Taking an example from the Introduction to Latin Wikiversity, consider the sentence:
the sailor gives the girl money
We can handle this in Prolog with a DCG fairly elegantly with this pile of rules:
sentence(s(NP, VP)) --> noun_phrase(NP), verb_phrase(VP).
noun_phrase(Noun) --> det, noun(Noun).
noun_phrase(Noun) --> noun(Noun).
verb_phrase(vp(Verb, DO, IO)) --> verb(Verb), noun_phrase(IO), noun_phrase(DO).
det --> [the].
noun(X) --> [X], { member(X, [sailor, girl, money]) }.
verb(gives) --> [gives].
And we see that this works:
?- phrase(sentence(S), [the,sailor,gives,the,girl,money]).
S = s(sailor, vp(gives, money, girl)) ;
It seems to me that the DCG is really optimized for handling word-order languages. I'm at a complete loss as to how to handle this Latin sentence:
nauta dat pecuniam puellae
This means the same thing (the sailor gives the girl money), but the word order is completely free: all of these permutations also mean exactly the same thing:
nauta dat puellae pecuniam
nauta puellae pecuniam dat
puellae pecuniam dat nauta
puellae pecuniam nauta dat
dat pecuniam nauta puellae
The first thing that occurs to me is to enumerate the permutations:
sentence(s(NP, VP)) --> noun_phrase(NP), verb_phrase(VP).
sentence(s(NP, VP)) --> verb_phrase(VP), noun_phrase(NP).
but this won't do, because while nauta
belongs to the subject noun phrase, puellae
which belongs to the object noun phrase is subordinate to the verb, but can precede it.
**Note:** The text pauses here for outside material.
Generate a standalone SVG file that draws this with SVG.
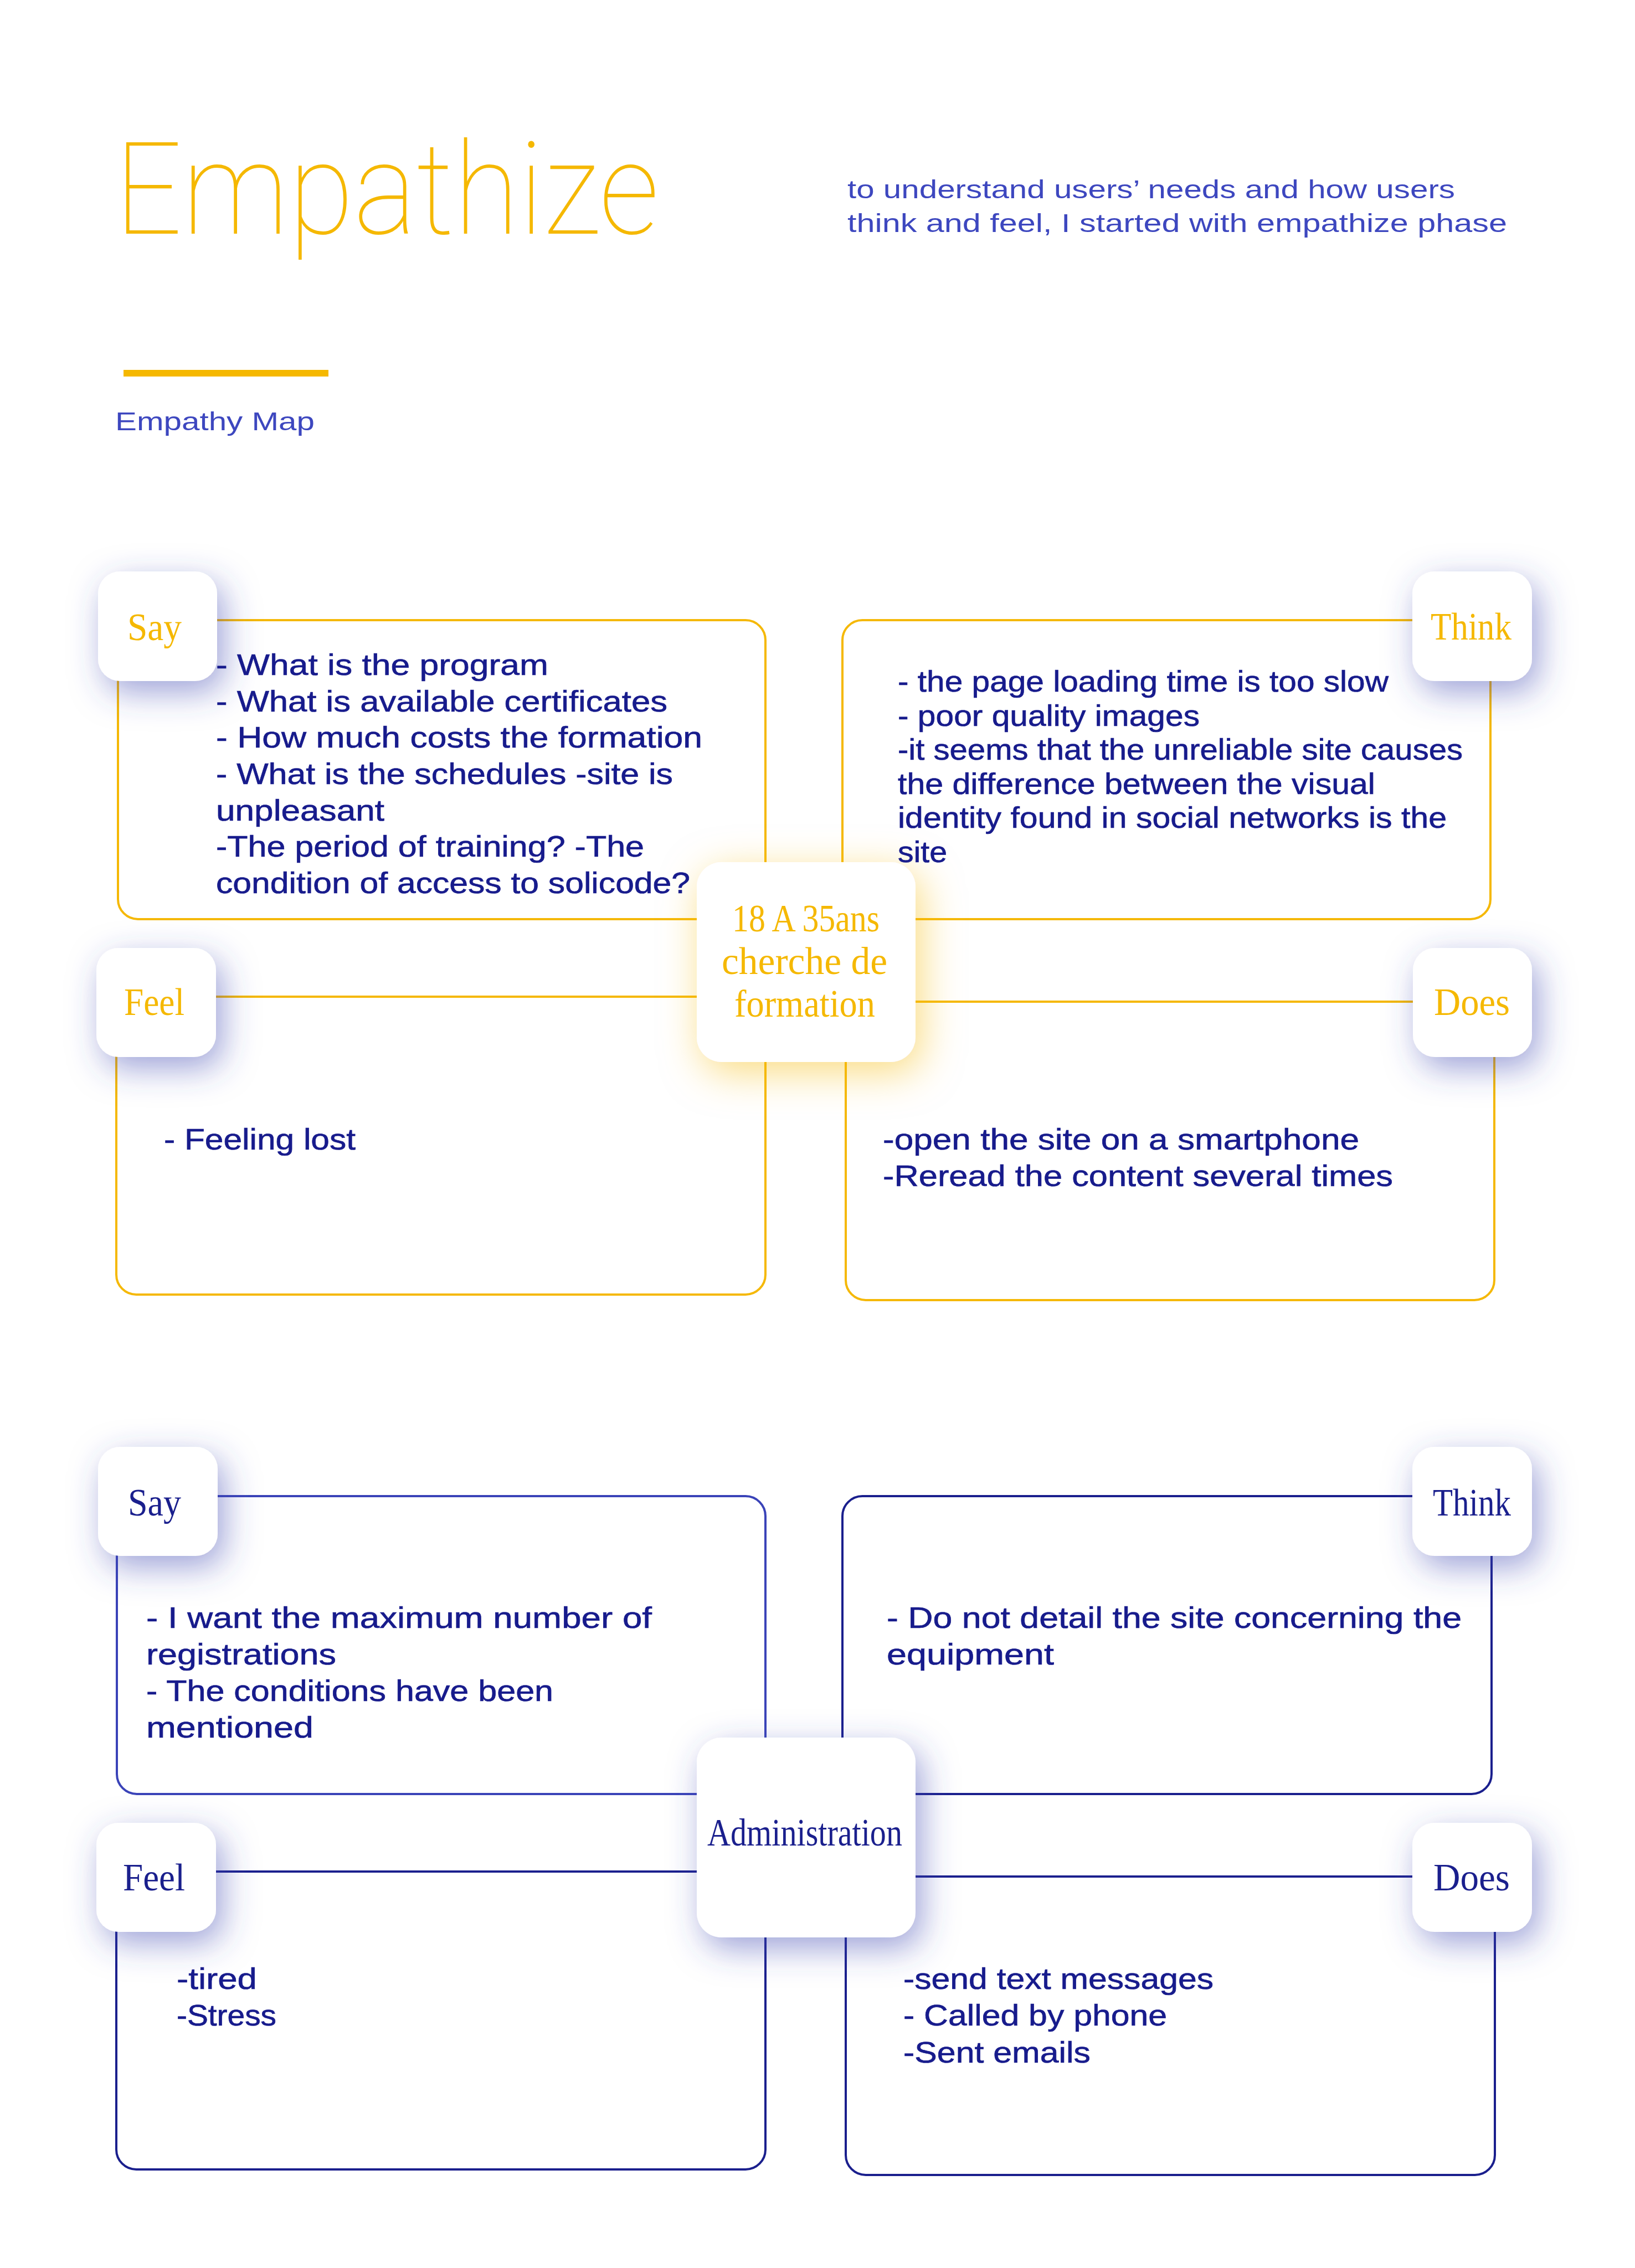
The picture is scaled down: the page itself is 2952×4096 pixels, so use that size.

I wonder if I should approach it by building some kind of attributed list first like so:
?- attributed([nauta,dat,pecuniam,puellae], Attributed)
Attributed = [noun(nauta,nom), verb(do,3,s), noun(pecunia,acc), noun(puella,dat)]
This seems like it will turn out to be necessary (and I don't see a good way to do it), but grammatically it's pushing food around on my plate. Maybe I could write a parser with some kind of horrifying non-DCG contraption like this:
parse(s(NounPhrase, VerbPhrase), Attributed) :-
parse(subject_noun_phrase(NounPhrase, Attributed)),
parse(verb_phrase(VerbPhrase, Attributed)).
parse(subject_noun_phrase(Noun), Attributed) :-
member(noun(Noun,nom), Attributed).
parse(object_noun_phrase(Noun), Attributed) :-
member(noun(Noun,acc), Attributed)
This seems like it would work, but only as long as I have no recursion; as soon as I introduce a subordinate clause I'm going to reuse subjects in an unhealthy way.
I just don't see how to get from a non-word-order sentence to a parse tree. Is there a book that discusses this? Thanks.